During Monday evening’s Open Thread, I explored a few economic theories behind the upcoming round of collective bargaining negotiations. As always, the Yankees and their huge economic advantage over nearly every other baseball team will be at the forefront of the 2011 efforts to renew the CBA, and I sketched out a rough idea for a salary floor.
As economic solutions go, a salary floor isn’t an ideal one. Although it would force teams such as the Marlins to spend rather than pocket their revenue sharing dollars, it would create more problems than it would solve. In fact, by forcing teams to meet a minimum salary threshold, baseball would create inflation. To reach the salary ceiling, some teams would be forced to overpay for mediocre talent, and the ripple effect of those contracts would lead to higher salaries — and fewer teams able to afford those players — at the top. That’s bad news for everyone.
With these and other institutional hurdles to a salary cap/floor system, smart baseball minds will look at other ways to rein in the Yankees. In Sports Illustrated this week, Tim Marchman proposed a third team for the New York area. The Yankees, he says, are right now playing within the rules of a system designed to penalize them, and it has mostly stopped accomplishing that goal. They paid $220 million for a World Series winner in 2009 and appear willing to go high in 2010. So let’s add a third team. He writes:
According to the measure used by the Office of Management and Budget, the New York metropolitan region numbers about 19 million people. In other words, New York has one MLB team for every 9.5 million people. Chicago, by this measure, has one for every five million people, just as Miami and Atlanta do. Los Angeles has one for every 6.5 million people, as do Dallas and Philadelphia. (This doesn’t even take into account New York’s vast, inherent wealth.)
As we learned a decade ago, baseball at large is quite willing to jury-rig a silly tax system that only works against the Yankees, because everyone else benefits, be it poor teams getting handouts or rich teams who see the Yankees ever so slightly chastened in their spending. With the collective bargaining agreement coming up for renegotiation, a bad economy and a Yankees team that looks like it will be ferociously good over the next few years even if the likes of Derek Jeter and Mariano Rivera begin their inevitable decline, it’s quite likely that their continued high spending will provoke some new set of ineffectual regulations meant to reign them in a bit.
The better solution would be to place a third team in New York. That would bring the town’s population:team ratio down to the level of Los Angeles or Philadelphia, and with the same number of people and dollars chasing more baseball, would quite likely bring Yankee spending down a hair without doing anything punitive or unfair.

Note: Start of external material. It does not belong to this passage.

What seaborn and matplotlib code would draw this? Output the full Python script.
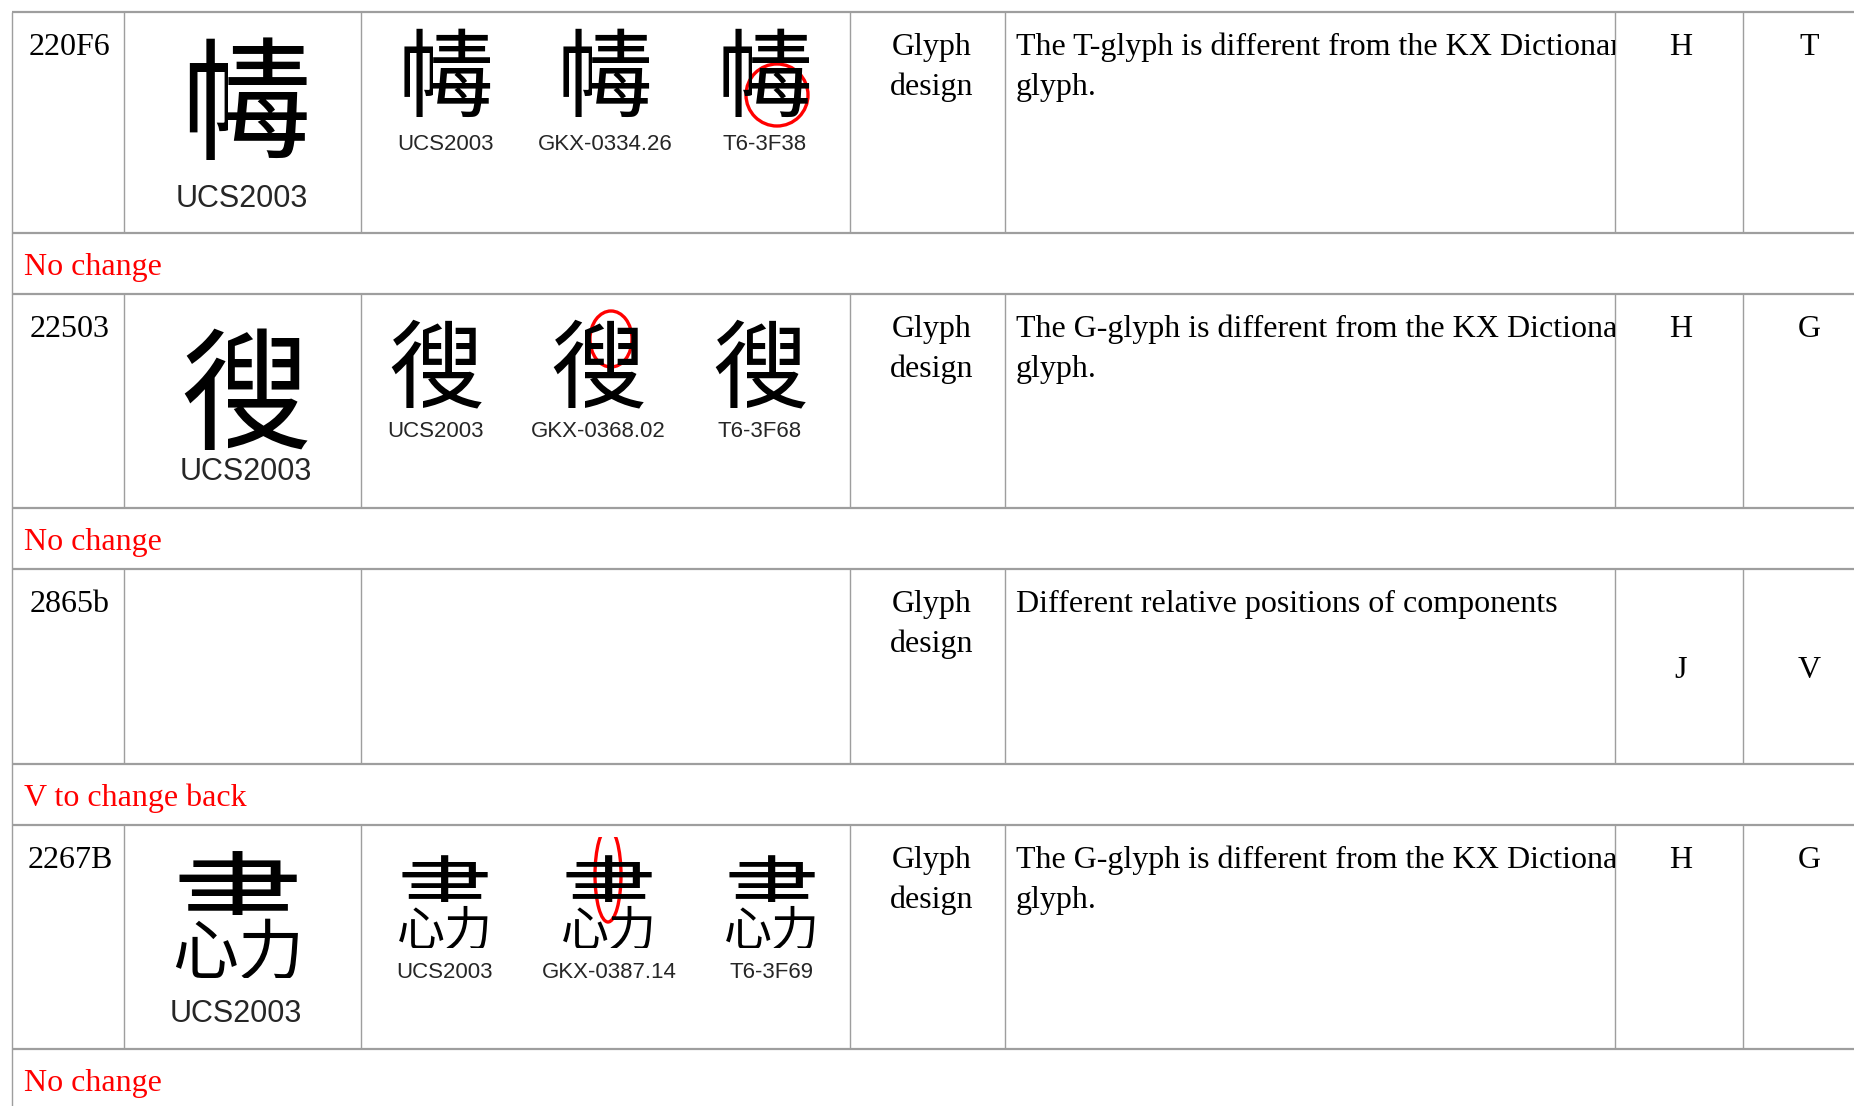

He further elaborated on this point in a blog post on his personal site. He admits that this plan is both unlikely due to the territorial rights the teams own and unlikely to succeed due to New York’s huge size. After all, the Yankees would still be the top team in town; they would still sell out most of their games; and they would still draw record ratings on TV. Another team in the area would simply become another big market, high spending team that would. As he puts it, “Even with a third team, there would still be about as many people per team there than there are in any other market, and they’d be playing to probably the most baseball-mad population in the country. In the end, it’s about providing baseball to people who want it.”
From a New York point of view, I’d love to see a third team in the city. I’d love to see the regional rivalries reemerge as they did when my dad and grandfather were growing up in New York. I’d love to see three teams compete for air time and fan allegiance. I’d love to see borough-based baseball rivalries renewed, and baseball fever truly grip the city.
It won’t, though, happen. The Yankees and Mets won’t waive their precious territorial rights. The city won’t fund construction for another baseball stadium, and New Jersey isn’t about to foot the bill for a ballpark either. For better or worse, we’ll just be stuck with the Yankees and Mets. A third team also would not address baseball’s financial imbalance.
In the end, we just have to ask if it’s truly a problem. Should we care that the Yankees — as Marchman says, the richest, most powerful team playing in the “richest, most powerful city in the country” — lord over the rest of baseball? Maybe for the health of the game, we should, but I am not ashamed to root for U.S. Steel. Third team or not, it’s a grand life rooting for the Yanks, and the fact is that baseball probably won’t be able to do a thing about it in 2011.